Dia bercerita panjang lebar selayaknya saya bercerita kepada psikolog. Saya senang mendengarkan ceritanya. Tapi di sisi lain saya mencoba untuk memahami tentang kegelisahan yang ia alami. Misalnya ketika mendengar cerita tentang sikap wali santri ketika mengetahui bahwa anaknya bolos dan melakukan banyak pelanggaran di pondok.
“Saya sakit hati mbak ketika wali santri menelpon. Mereka marah kepada saya dan tidak percaya karena anaknya bolos. Kebanyakan mereka justru adalah anaknya pejabat, pemerintahan, yang hanya mau tahu beresnya tentang sang anak tanpa bertanya, apa yang anaknya rasakan, kebutuhan mereka dan sejenisnya.
Tapi mbak, pengalaman tersebut berbanding terbalik. Ketika saya menerima telpon dari orang tua yang berasal dari kalangan masyarakat yang tidak menempuh pendidikan. Mereka sangat berterima kasih kepada saya, dan selalu mohon bimbingan agar anaknya terus diberi tahu dan ditemani supaya bisa mengikuti kegiatan pesantren,” tuturnya mimik muka penuh antusias.

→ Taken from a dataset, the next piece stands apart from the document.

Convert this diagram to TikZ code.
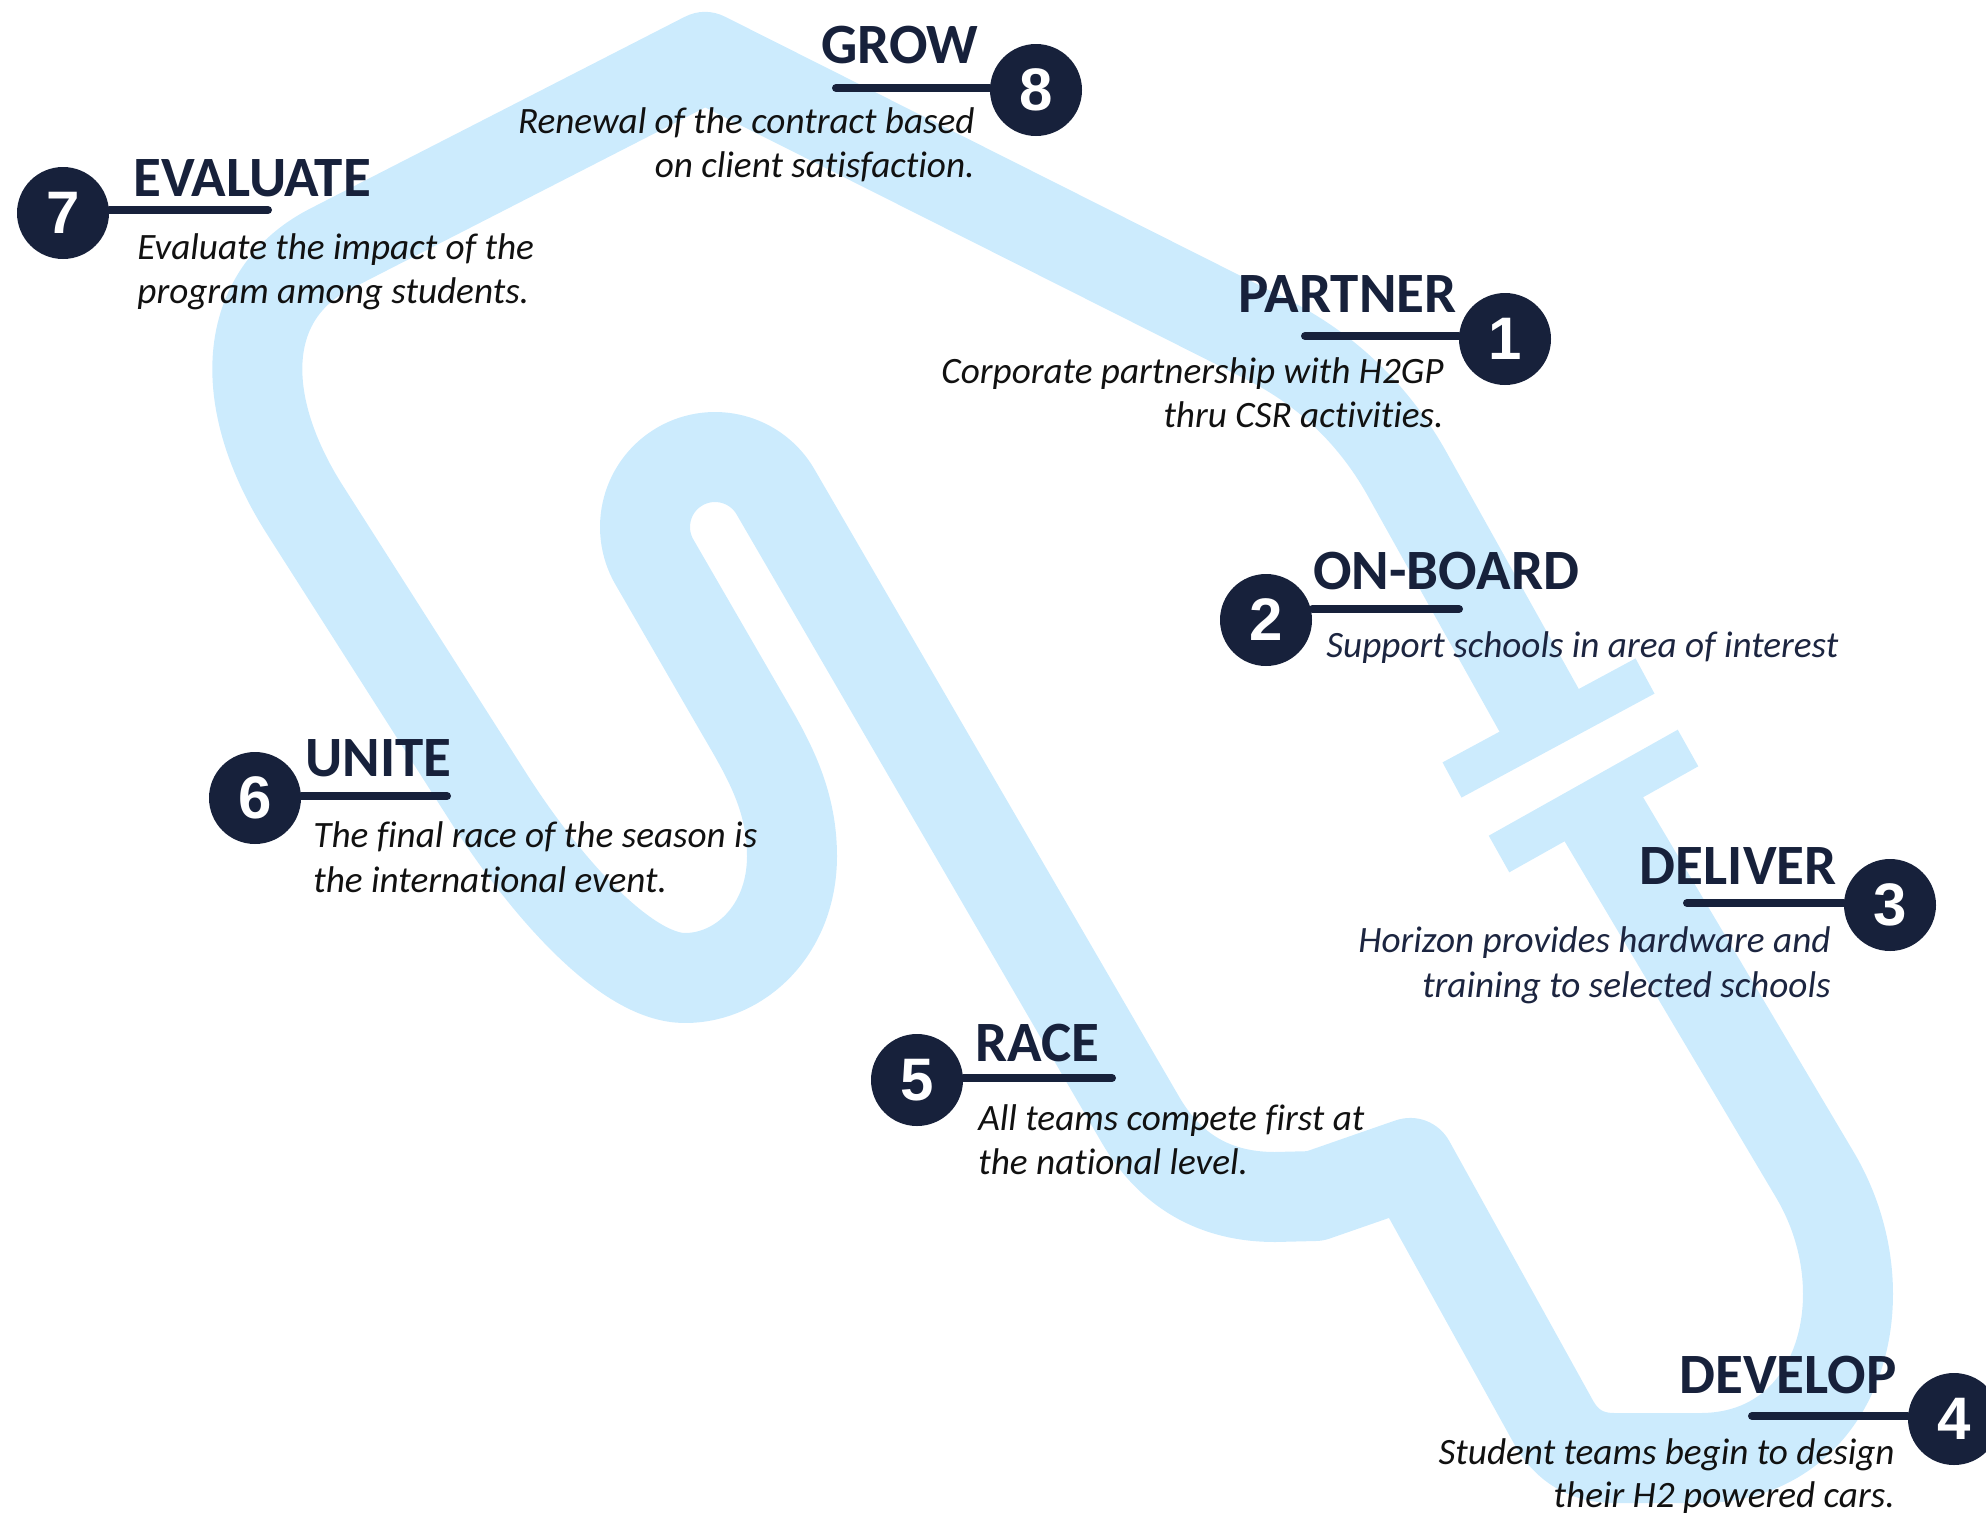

Komunikasi Orang Tua dan Anak
Apa yang bisa saya pahami dari cerita di atas? adalah tentang hubungan orang tua dan anak yang sangat kompleks. Saya memahami bahwa, menjadi remaja khususnya masa-masa SMA adalah fase hidup yang memiliki rasa ingin tahu cukup besar. Kedekatan dengan orang tua adalah harta yang paling berharga. Sebab di sana anak remaja akan menemukan kehangatan dan pengetahuan segala hal yang boleh dan tidak boleh untuk kita lakukan.
Menurut Yusuf, komunikasi orang tua kepada anak dibagi menjadi tiga, di antaranya: Pertama, pola komunikasi membebaskan, yakni mengiyakan segala hal yang diminta oleh anak. Komunikasi yang semacam ini diwujudkan dengan sikap orangtua yang bersikap mengalah, menuruti semua keinginan, melindungi secara berlebihan, serta memberikan atau memenuhi semua keinginan anak secara berlebihan.

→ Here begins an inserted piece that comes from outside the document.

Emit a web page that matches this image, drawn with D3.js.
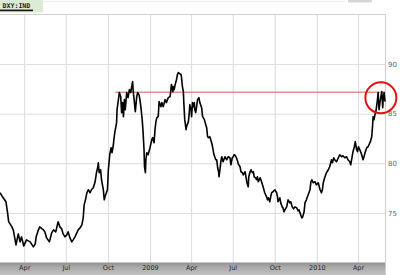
<!DOCTYPE html>
<html><head><meta charset="utf-8">
<script src="https://cdn.jsdelivr.net/npm/d3@7"></script>
<style>body{margin:0;background:#fff}svg{display:block}</style>
</head><body>
<svg id="c" width="400" height="275"></svg>
<script>
const symbol = "DXY:IND";
const startDate = "2008-02-08";
const endDate = "2010-05-30";
// trading days, as day offsets from startDate
const dayOffsets = [
0,7,13,16,19,22,26,29,35,40,44,47,52,58,66,73,77,79,84,87,92,95,98,102,108,113,117,122,127,131,135,138,142,
146,149,153,157,160,164,168,171,175,179,182,184,187,190,193,197,200,204,208,211,214,215,217,220,222,226,228,231,235,237,239,240,243,245,248,249,
251,255,256,259,261,264,266,268,270,272,274,277,280,283,286,288,290,291,294,296,299,301,304,306,308,311,313,315,316,318,319,321,324,328,332,334,337,339,341,343,346,348,352,354,357,361,364,368,372,
373,375,378,379,381,383,385,386,388,390,393,396,397,399,401,402,404,407,408,412,414,415,418,419,421,423,425,426,428,430,432,435,437,441,443,447,450,452,454,456,459,461,464,466,468,472,474,476,478,479,481,483,485,488,492,496,499,503,
505,508,510,512,515,517,520,521,525,527,530,532,536,538,540,543,544,547,549,552,554,556,559,561,563,565,567,569,572,576,579,583,585,587,590,592,594,597,601,605,607,608,612,614,617,619,621,623,627,630,634,636,639,642,645,649,652,654,657,660,662,665,
667,670,674,678,680,682,685,689,692,696,700,703,705,707,710,714,718,721,725,727,730,732,736,740,743,
747,750,754,758,761,765,767,769,772,775,777,780,782,784,787,791,794,796,799,802,805,807,810,813,815,816,818,820,822,825,827,829,831,833,835,837,838,840,842
];
const dxyValues = [
77.03,76.52,76.12,75.21,74.10,73.89,73.59,73.29,71.77,72.88,72.08,72.58,71.67,72.28,72.08,71.57,71.87,72.58,73.29,73.59,73.39,73.29,73.09,72.48,72.08,72.98,73.29,73.09,74.10,73.59,73.39,72.88,72.58,
72.78,73.09,72.48,72.08,72.28,72.58,72.98,73.29,73.49,73.79,74.50,75.81,76.32,77.03,77.33,77.03,77.33,77.53,78.14,79.05,79.65,80.06,79.05,79.35,78.34,77.33,76.32,76.82,77.33,79.35,80.36,80.86,81.57,81.07,81.87,82.38,
83.09,84.10,85.41,86.42,87.13,86.72,85.11,86.12,84.70,86.42,85.41,87.13,86.62,87.43,87.13,87.73,88.24,87.43,86.12,85.21,86.72,87.13,86.92,86.42,85.71,84.40,83.09,81.37,79.65,79.05,80.36,81.07,80.86,81.57,82.38,82.58,82.08,83.39,84.20,84.60,84.70,86.22,85.71,86.12,85.71,86.42,86.12,86.62,86.72,
87.13,87.93,87.23,87.73,87.43,87.93,88.24,88.44,88.94,89.15,89.05,88.94,88.64,87.73,87.23,86.12,84.40,83.39,83.69,84.20,85.11,85.91,85.41,84.70,86.12,85.71,86.12,85.41,85.11,85.71,86.42,86.62,86.12,85.61,84.70,84.40,83.89,83.59,82.68,82.58,82.68,82.38,81.87,81.37,80.86,80.36,80.36,79.55,79.15,78.64,79.35,80.16,80.66,80.16,80.66,80.36,80.66,80.56,
79.85,80.56,80.66,80.86,80.76,80.56,80.16,79.95,79.65,79.15,79.05,78.84,79.15,78.64,78.04,77.63,78.64,79.15,79.35,79.05,79.15,78.64,78.54,78.34,78.64,78.14,78.34,78.54,78.14,77.53,77.03,76.62,76.32,76.52,76.12,76.62,77.03,77.13,77.33,77.03,76.62,76.12,76.52,76.01,75.61,75.51,75.11,75.31,75.61,76.32,76.01,76.12,75.61,75.41,75.61,75.51,75.21,75.31,74.90,74.50,74.60,75.11,
76.01,76.32,76.82,77.33,78.14,78.34,78.04,78.14,77.83,78.04,77.33,77.03,77.33,78.04,78.54,79.05,79.35,79.65,80.36,80.06,80.56,80.36,80.16,80.56,80.86,
80.66,80.76,80.56,80.66,80.36,80.16,79.85,80.36,81.17,81.67,82.18,81.37,81.17,81.67,81.37,80.86,80.36,80.66,81.17,81.57,81.67,81.87,82.18,82.68,83.89,84.70,84.40,84.90,85.21,86.22,87.13,85.41,86.12,86.72,87.23,85.61,86.42,87.13,86.22
];
const xTickDates = ["2008-04-01","2008-07-01","2008-10-01","2009-01-01","2009-04-01","2009-07-01","2009-10-01","2010-01-01","2010-04-01"];
const xTickLabels = ["Apr","Jul","Oct","2009","Apr","Jul","Oct","2010","Apr"];
const yTicks = [75, 80, 85, 90];
const yDomain = [70, 95];
const resistanceLevel = 87.17;
const resistanceStartDay = 252;
const highlightDay = 833;
const highlightValue = 86.6;

const parse = d3.timeParse("%Y-%m-%d");
const t0 = parse(startDate);
const data = d3.zip(dayOffsets, dxyValues).map(([d, v]) => ({date: d3.timeDay.offset(t0, d), value: v}));
const tickDates = xTickDates.map(parse);

const W = 400, H = 275;
const plotL = 0, plotR = 385, plotT = 14.5, plotB = 262.5;

const x = d3.scaleTime().domain([t0, parse(endDate)]).range([plotL, plotR]);
const y = d3.scaleLinear().domain(yDomain).range([plotB, plotT]);

const svg = d3.select("#c");
const defs = svg.append("defs");
const g1 = defs.append("linearGradient").attr("id", "band").attr("x1", 0).attr("y1", 0).attr("x2", 0).attr("y2", 1);
g1.append("stop").attr("offset", "0%").attr("stop-color", "#8f8f8f");
g1.append("stop").attr("offset", "35%").attr("stop-color", "#a9a9a9");
g1.append("stop").attr("offset", "100%").attr("stop-color", "#c2c2c2");

svg.append("rect").attr("width", W).attr("height", H).attr("fill", "#fff");

// header
svg.append("rect").attr("x", 0).attr("y", 0).attr("width", 43).attr("height", 12.5).attr("fill", "#dcebd4");
svg.append("line").attr("x1", 43).attr("x2", 345).attr("y1", 1.5).attr("y2", 1.5).attr("stroke", "#ececec");
svg.append("rect").attr("x", 348).attr("y", 0).attr("width", 24).attr("height", 2.5).attr("fill", "#d6d6d6");
svg.append("text").attr("x", 2.5).attr("y", 8).text(symbol)
  .attr("font-family", "DejaVu Sans Mono").attr("font-weight", "bold").attr("font-size", 6.6).attr("fill", "#222");
svg.append("rect").attr("x", 0).attr("y", 9.6).attr("width", 33).attr("height", 1.6).attr("fill", "#111");

// grid
const grid = svg.append("g");
grid.append("g").attr("transform", `translate(0,${plotB})`)
  .call(d3.axisBottom(x).tickValues(tickDates).tickSize(-(plotB - plotT)).tickFormat(""))
  .call(g => g.select(".domain").remove())
  .call(g => g.selectAll("line").attr("stroke", "#dcdcdc").attr("stroke-width", 1));
grid.append("g").attr("transform", `translate(${plotL},0)`)
  .call(d3.axisRight(y).tickValues(yTicks).tickSize(plotR - plotL).tickFormat(""))
  .call(g => g.select(".domain").remove())
  .call(g => g.selectAll("line").attr("stroke", "#dcdcdc").attr("stroke-width", 1));

// frame (top and right)
svg.append("line").attr("x1", 0).attr("x2", plotR + 0.5).attr("y1", plotT).attr("y2", plotT).attr("stroke", "#cfcfcf");
svg.append("line").attr("x1", plotR + 0.5).attr("x2", plotR + 0.5).attr("y1", plotT).attr("y2", H).attr("stroke", "#cfcfcf");

// bottom band
svg.append("rect").attr("x", 0).attr("y", plotB).attr("width", plotR).attr("height", H - plotB).attr("fill", "url(#band)");

// x axis labels
svg.append("g").attr("transform", `translate(0,${plotB})`)
  .call(d3.axisBottom(x).tickValues(tickDates).tickSize(0).tickPadding(3.2).tickFormat((d, i) => xTickLabels[i]))
  .call(g => g.select(".domain").remove())
  .call(g => g.selectAll("text").attr("font-family", "DejaVu Sans").attr("font-size", 6.5).attr("fill", "#2a2a2a"));

// y axis labels
svg.append("g").attr("transform", `translate(${plotR},0)`)
  .call(d3.axisRight(y).tickValues(yTicks).tickSize(0).tickPadding(3))
  .call(g => g.select(".domain").remove())
  .call(g => g.selectAll("text").attr("font-family", "DejaVu Sans").attr("font-size", 7).attr("fill", "#666"));

// resistance line
svg.append("line")
  .attr("x1", x(d3.timeDay.offset(t0, resistanceStartDay))).attr("x2", plotR)
  .attr("y1", y(resistanceLevel)).attr("y2", y(resistanceLevel))
  .attr("stroke", "#d35a5a").attr("stroke-width", 1);

// price line
svg.append("path").datum(data)
  .attr("d", d3.line().x(d => x(d.date)).y(d => y(d.value)))
  .attr("fill", "none").attr("stroke", "#000").attr("stroke-width", 1.6)
  .attr("stroke-linejoin", "round");

// highlight circle
svg.append("circle")
  .attr("cx", x(d3.timeDay.offset(t0, highlightDay))).attr("cy", y(highlightValue)).attr("r", 15.5)
  .attr("fill", "none").attr("stroke", "#e01010").attr("stroke-width", 2);
</script>
</body></html>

Kedua, otoriter. Pola komunikasi ini mempunyai aturan–aturan yang kaku dari orangtua. Dalam pola komunikasi ini sikap penerimaan rendah, namun kontrolnya tinggi, suka menghukum, bersikap mengkomando, mengharuskan anak untuk melakukan sesuatu tanpa kompromi, bersikap kaku atau keran, cenderung emosinal dan bersikap menolak.
Ketiga, pola komunikasi demokratis. Di mana orang tua menghargai dan mencoba untuk mengkomunikasikan sesuatu kepada anaknya. Pola komunikasi ini menghargai kemampuan sang anak dan mencoba untuk mengkomunikasikan atas segala keputusan dalam sebuah keluarga. []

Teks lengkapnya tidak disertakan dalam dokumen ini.